SUMMARY OF THE INVENTION
[0004] The present invention is generally concerned with opposed
piston internal combustion engines having a spark plug in each
cylinder to initiate or assist combustion in a combustion chamber
formed between the two opposed, reciprocating pistons in the
cylinder. In this way it becomes possible to provide "spark
ignited" or "spark assisted" variants of an opposed piston engine.
This creates opportunities to use a greater variety of fuels to
power the engine. The high compression ratios required for
compression ignition engines (typically 15:1 or higher) are not
necessary for spark ignition engines, where compression ratios of
around 10:1 are adequate.
[0005] In a first aspect, the present invention provides an
internal combustion engine comprising at least one cylinder, a pair
of opposed, reciprocating pistons within the cylinder forming a
combustion chamber therebetween, and at least one combustion
igniter associated with the cylinder, a portion of the combustion
igniter being exposed within the combustion chamber formed between
the opposed pistons.
[0006] The combustion igniter may, for example, be a spark plug,
plasma spark generator or a glow plug. For convenience, the
combustion igniter is referred to in the following as a "spark
plug" but where the context allows this should be taken also to
include a plasma spark generator, glow plug or any other suitable
means for igniting or assisting ignition of a fuel/air mixture in
the cylinder. In the case where the combustion igniter is a spark
plug, it will be the electrodes of the spark (at least) that are
the portion exposed within the combustion chamber formed between
the opposed pistons.
[0007] Especially in cases where only a single spark plug is
employed, the spark plug is preferably at or close to the central
axis of the cylinder/piston. The spark plug electrodes will
typically be at one end of the spark plug (the end that projects
into the cylinder).
[0008] In some embodiments, the spark plug is fixed at one end of
the cylinder, typically to a fixed, structural component, and
projects into the cylinder from that end, along or parallel to the
central axis of the cylinder, to locate the electrodes of the spark
plug in a fixed position that is within the combustion chamber
throughout the engine cycle. In this case, the spark plug extends
through the piston closest to the end of the cylinder from which
the spark plug projects and this piston is configured to
reciprocate along a housing within which the spark plug is
housed.
[0009] In an alternative arrangement, the spark plug is fixed to
and moves with one of the pistons. In this case, flexible leads, a
sliding electrical connection such as brushes or a non-contact
electrical connection, e.g. an inductive coupling may be used to
provide power to the spark plug.
[0010] Typically, the motion of the pistons will drive a crankshaft
positioned at one end of the cylinder, the piston closest to the
crankshaft end of the cylinder being designated the "inner piston"

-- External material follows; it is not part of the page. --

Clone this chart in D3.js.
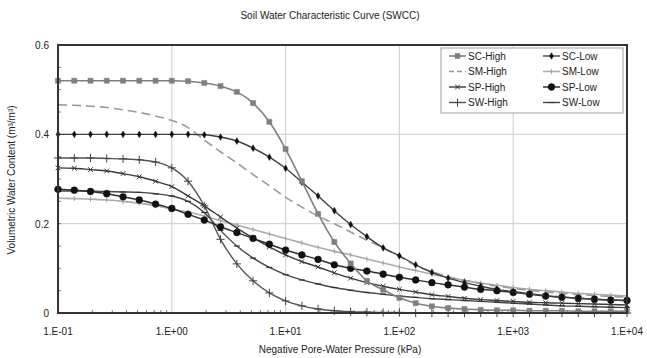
<!DOCTYPE html>
<html><head><meta charset="utf-8">
<script src="https://cdn.jsdelivr.net/npm/d3@7"></script>
<style>body{margin:0;background:#fff}svg text{font-family:"Liberation Sans",Arial,sans-serif;fill:#222}</style>
</head><body><svg id="c" width="647" height="358"></svg>
<script>
const pressure = [0.1,0.139,0.193,0.268,0.373,0.518,0.72,1,1.39,1.93,2.68,3.73,5.18,7.2,10,13.9,19.3,26.8,37.3,51.8,72,100,139,193,268,373,518,720,1000,1390,1930,2680,3730,5180,7200,10000];
const scHigh = [0.52,0.52,0.52,0.52,0.52,0.52,0.52,0.52,0.519,0.515,0.508,0.495,0.47,0.428,0.367,0.295,0.222,0.159,0.111,0.072,0.052,0.034,0.022,0.015,0.011,0.009,0.007,0.006,0.006,0.005,0.005,0.005,0.004,0.004,0.004,0.004];
const scLow = [0.4,0.4,0.4,0.4,0.4,0.4,0.4,0.4,0.4,0.399,0.394,0.385,0.369,0.349,0.324,0.293,0.262,0.229,0.198,0.171,0.146,0.128,0.108,0.091,0.078,0.068,0.06,0.053,0.048,0.043,0.039,0.036,0.033,0.031,0.029,0.028];
const smHigh = [0.466,0.465,0.463,0.46,0.455,0.449,0.441,0.431,0.415,0.387,0.361,0.336,0.31,0.285,0.259,0.237,0.217,0.2,0.181,0.163,0.146,0.127,0.106,0.093,0.081,0.073,0.066,0.06,0.055,0.051,0.047,0.044,0.041,0.039,0.037,0.036];
const smLow = [0.257,0.256,0.255,0.253,0.25,0.246,0.24,0.233,0.226,0.217,0.207,0.197,0.187,0.177,0.167,0.157,0.147,0.138,0.13,0.121,0.112,0.103,0.095,0.087,0.08,0.073,0.067,0.062,0.057,0.053,0.05,0.047,0.044,0.042,0.04,0.038];
const spHigh = [0.325,0.324,0.321,0.318,0.312,0.305,0.295,0.283,0.262,0.24,0.215,0.19,0.168,0.148,0.13,0.115,0.103,0.09,0.078,0.068,0.06,0.053,0.047,0.041,0.037,0.033,0.03,0.028,0.026,0.024,0.023,0.022,0.021,0.02,0.019,0.018];
const spLow = [0.277,0.275,0.272,0.267,0.26,0.253,0.244,0.234,0.221,0.208,0.193,0.18,0.167,0.154,0.141,0.13,0.12,0.108,0.1,0.094,0.087,0.08,0.074,0.068,0.063,0.058,0.053,0.05,0.046,0.042,0.038,0.035,0.033,0.031,0.029,0.028];
const swHigh = [0.347,0.347,0.347,0.346,0.345,0.343,0.338,0.325,0.295,0.24,0.165,0.11,0.072,0.045,0.027,0.016,0.009,0.005,0.003,0.002,0.001,0.001,0,0,0,0,0,0,0,0,0,0,0,0,0,0];
const swLow = [0.273,0.273,0.273,0.272,0.271,0.27,0.267,0.262,0.25,0.225,0.185,0.15,0.123,0.102,0.086,0.074,0.065,0.057,0.051,0.046,0.042,0.038,0.035,0.032,0.03,0.028,0.026,0.024,0.022,0.02,0.018,0.016,0.015,0.014,0.013,0.012];
const seriesNames = ["SC-High","SC-Low","SM-High","SM-Low","SP-High","SP-Low","SW-High","SW-Low"];
const seriesValues = [scHigh,scLow,smHigh,smLow,spHigh,spLow,swHigh,swLow];
const xTickLabels = ["1.E-01","1.E+00","1.E+01","1.E+02","1.E+03","1.E+04"];
const xTickValues = [0.1,1,10,100,1000,10000];
const yTickValues = [0,0.2,0.4,0.6];
const yTickLabels = ["0","0.2","0.4","0.6"];

const styles = [
  {line:"#7f7f7f", w:1.6, dash:null, sym:"square", fill:"#7f7f7f", stroke:"#7f7f7f", size:26},
  {line:"#404040", w:1.4, dash:null, sym:"diamond", fill:"#111", stroke:"#111", size:13},
  {line:"#9a9a9a", w:1.6, dash:"9,5", sym:null},
  {line:"#ababab", w:1.6, dash:null, sym:"vtick", stroke:"#9a9a9a"},
  {line:"#3a3a3a", w:1.4, dash:null, sym:"asterisk", fill:"none", stroke:"#333", size:16},
  {line:"#303030", w:1.5, dash:null, sym:"circle", fill:"#111", stroke:"#111", size:36},
  {line:"#555555", w:1.4, dash:null, sym:"plus", fill:"none", stroke:"#444", size:24},
  {line:"#474747", w:1.4, dash:null, sym:"hdash", stroke:"#333"}
];

const svg = d3.select("#c");
const L=58,R=627,T=45,B=313;
const x = d3.scaleLog().domain([0.1,10000]).range([L,R]);
const y = d3.scaleLinear().domain([0,0.6]).range([B,T]);

const g = svg.append("g");
g.selectAll(".gy").data([0.2,0.4]).join("line").attr("x1",L).attr("x2",R).attr("y1",d=>y(d)).attr("y2",d=>y(d)).attr("stroke","#d4d4d4").attr("stroke-width",1.2);
g.selectAll(".gx").data([1,10,100,1000]).join("line").attr("y1",T).attr("y2",B).attr("x1",d=>x(d)).attr("x2",d=>x(d)).attr("stroke","#d4d4d4").attr("stroke-width",1.2);

const xMinor = [];
for (const dec of [0.1,1,10,100,1000]) for (let k=2;k<=9;k++) xMinor.push(dec*k);
g.selectAll(".mx").data(xMinor).join("line").attr("x1",d=>x(d)).attr("x2",d=>x(d)).attr("y1",B).attr("y2",B-3).attr("stroke","#555").attr("stroke-width",0.8);
g.selectAll(".my").data(d3.range(1,12).map(i=>i*0.05)).join("line").attr("x1",L).attr("x2",L+3).attr("y1",d=>y(d)).attr("y2",d=>y(d)).attr("stroke","#555").attr("stroke-width",0.8);

const line = d3.line().x((d,i)=>x(pressure[i])).y(d=>y(d)).curve(d3.curveMonotoneX);
function drawSym(sel, st, px, py){
  if(!st.sym) return;
  if(st.sym==="vtick"){sel.append("line").attr("x1",px).attr("x2",px).attr("y1",py-2.5).attr("y2",py+2.5).attr("stroke",st.stroke).attr("stroke-width",0.9);return;}
  if(st.sym==="hdash"){sel.append("line").attr("x1",px-3).attr("x2",px+3).attr("y1",py).attr("y2",py).attr("stroke",st.stroke).attr("stroke-width",1.2);return;}
  const t = {square:d3.symbolSquare,diamond:d3.symbolDiamond,circle:d3.symbolCircle,asterisk:d3.symbolTimes,plus:d3.symbolPlus}[st.sym];
  sel.append("path").attr("d",d3.symbol(t,st.size)()).attr("transform",`translate(${px},${py})`)
    .attr("fill",st.fill).attr("stroke",st.stroke).attr("stroke-width",st.fill==="none"?1:0.5);
}
const order=[3,2,7,6,4,5,1,0];
order.forEach(si=>{
  const st=styles[si], vals=seriesValues[si];
  const gs=svg.append("g");
  gs.append("path").attr("d",line(vals)).attr("fill","none").attr("stroke",st.line).attr("stroke-width",st.w).attr("stroke-dasharray",st.dash);
  vals.forEach((v,i)=>drawSym(gs,st,x(pressure[i]),y(v)));
});

svg.append("rect").attr("x",L).attr("y",T).attr("width",R-L).attr("height",B-T).attr("fill","none").attr("stroke","#333").attr("stroke-width",2);

svg.selectAll(".xt").data(xTickValues).join("text").attr("x",d=>x(d)).attr("y",335).attr("text-anchor","middle").attr("font-size",10).text((d,i)=>xTickLabels[i]);
svg.selectAll(".yt").data(yTickValues).join("text").attr("x",49).attr("y",d=>y(d)+4).attr("text-anchor","end").attr("font-size",10).text((d,i)=>yTickLabels[i]);
svg.append("text").attr("x",340).attr("y",353).attr("text-anchor","middle").attr("font-size",10).text("Negative Pore-Water Pressure (kPa)");
svg.append("text").attr("transform","translate(15,180) rotate(-90)").attr("text-anchor","middle").attr("font-size",10).text("Volumetric Water Content (m³/m³)");
svg.append("text").attr("x",330).attr("y",19).attr("text-anchor","middle").attr("font-size",10).text("Soil Water Characteristic Curve (SWCC)");

const lg=svg.append("g");
lg.append("rect").attr("x",441).attr("y",48).attr("width",182).attr("height",65).attr("fill","#fff").attr("stroke","#a0a0a0").attr("stroke-width",1);
seriesNames.forEach((n,i)=>{
  const col=i%2,row=Math.floor(i/2);
  const sx=col?543:449, ly=56+row*15.5;
  const st=styles[i];
  lg.append("line").attr("x1",sx).attr("x2",sx+17).attr("y1",ly).attr("y2",ly).attr("stroke",st.line).attr("stroke-width",st.w).attr("stroke-dasharray",st.dash?"5,3":null);
  drawSym(lg,st,sx+8.5,ly);
  lg.append("text").attr("x",sx+19).attr("y",ly+3.5).attr("font-size",10).text(n);
});
</script></body></html>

and the piston furthest from the crankshaft being designated the
"outer piston". The or each spark plug may be associated with
either the outer piston or the inner piston.
[0011] Especially in the case where the spark plug is fixed and the
associated (e.g. outer) piston reciprocates along the spark plug
housing, the spark plug is preferably cooled. Cooling can be
provided, for example, by e.g. air, oil or engine coolant or a
combination of these.
[0012] In the case where one of the pistons reciprocates on the
spark plug housing, the outer surface of the housing preferably
provides a running surface along which the piston can slide. A
sealing system, for example one or more sealing rings, is provided
between the piston and the running surface of the housing to
restrict the escape of combustion gases and the ingress of
lubricating oil to the combustion chamber.
[0013] The spark plug may be fixed directly or indirectly to an
outer part of the engine structure by any suitable coupling.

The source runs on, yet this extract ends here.